Larry Lee, publisher of the Sacramento Observer, is one of 17 Black newspapers based in California. When orders went into effect, Lee did not hesitate to make the safety and well-being of staff his foremost priority. “[The newspaper is] a people driven business,” he shared. “One of the first things we did was to make sure my reporters and photographers were practicing appropriate steps, social distancing, and working from home. Making sure they’re safe.” When this became standard, they began visiting ways to stay connected to their readers.
Many of the Sacramento Observer’s distribution sites throughout the city have closed, impacting how readers are able to purchase copies of the newspaper. Instead of counting the losses, Lee focused on encouraging readers to get short-term subscriptions. “We are [also] subscription-based, so we still mail out the paper through the postal service,” he said.
In addition to promoting subscriptions, Lee has found ways to increase engagement through things like the implementation of video discussions on the publication’s social media platforms.
As a weekly, competing with the continuous mainstream pandemic reporting has made delivering what would be breaking news challenging. “While content is heavily geared towards the pandemic, we try to make sure we have a good balance of stories that aren’t just about the doom and gloom, [but address] the health and concerns of our community,” Lee said.
In San Diego, Dr. John Warren, publisher of the San Diego Voice & Viewpoint Newspaper has seen no shrinkage in his 60-year-old business’s workload and revenue. When the stay-at-home orders were enforced, Warren immediately shifted newspaper deliveries to local food distribution sites, partnering with organization who are servicing the community. Warren, like many publishers who offer digital subscriptions, selected to drop his website paywall to make accessing the newspaper online free.
Other publications have not been as fortunate. Brenda Andrews, publisher of Norfolk Virginia’s New Journal and Guide, released a statement to her readers that she would be suspended until further notice.
“It is not business as usual. Advertisers have cancelled scheduled placements, and distribution locations, including small business and churches are closed. As Publisher, my greatest concerns at this time are for the health and safety of my staff and their families and for the economic viability of this business affected adversely by the global health crisis. We fully expect to rebound from this temporary setback and to resume serving our community that has supported us the last 120,” the statement concluded.

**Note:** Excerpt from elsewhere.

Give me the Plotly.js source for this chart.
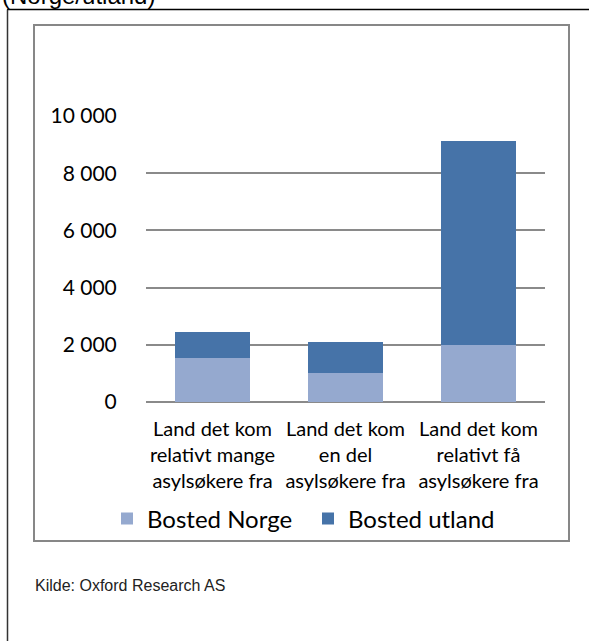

In the last two months, grants have been made available through funding sources like the Facebook Journalism Project COVID-19 Local News Relief Fund for US local news organizations. The money has enabled them to continue serving communities during the coronavirus outbreak.
Although some Black-owned publications have been able to attract funding through investments, loans and grants, the majority of them are struggling to keep the lights on, trying not to collapse under the mounting weight of the COVID-19 recession.
All of them are seeking innovative ways to keep providing vital information to their primary audiences who overwhelmingly live in census tracts of the country that are most underserved based on any metric.
The letter to leaders of both parties in the U.S. Senate and House of Representatives argued that ethnic media in communities across the country play a critical role in providing vital information to the public about the global pandemic.
“Many of these already endangered outlets, are now in danger of disappearing altogether due to the COVID-19 pandemic. As African American, Latino, Asian Pacific American and Native American communities experience the disproportionate impact of COVID-19, we ask that you prioritize ethnic media and local media outlets that serve those communities,” the letter read.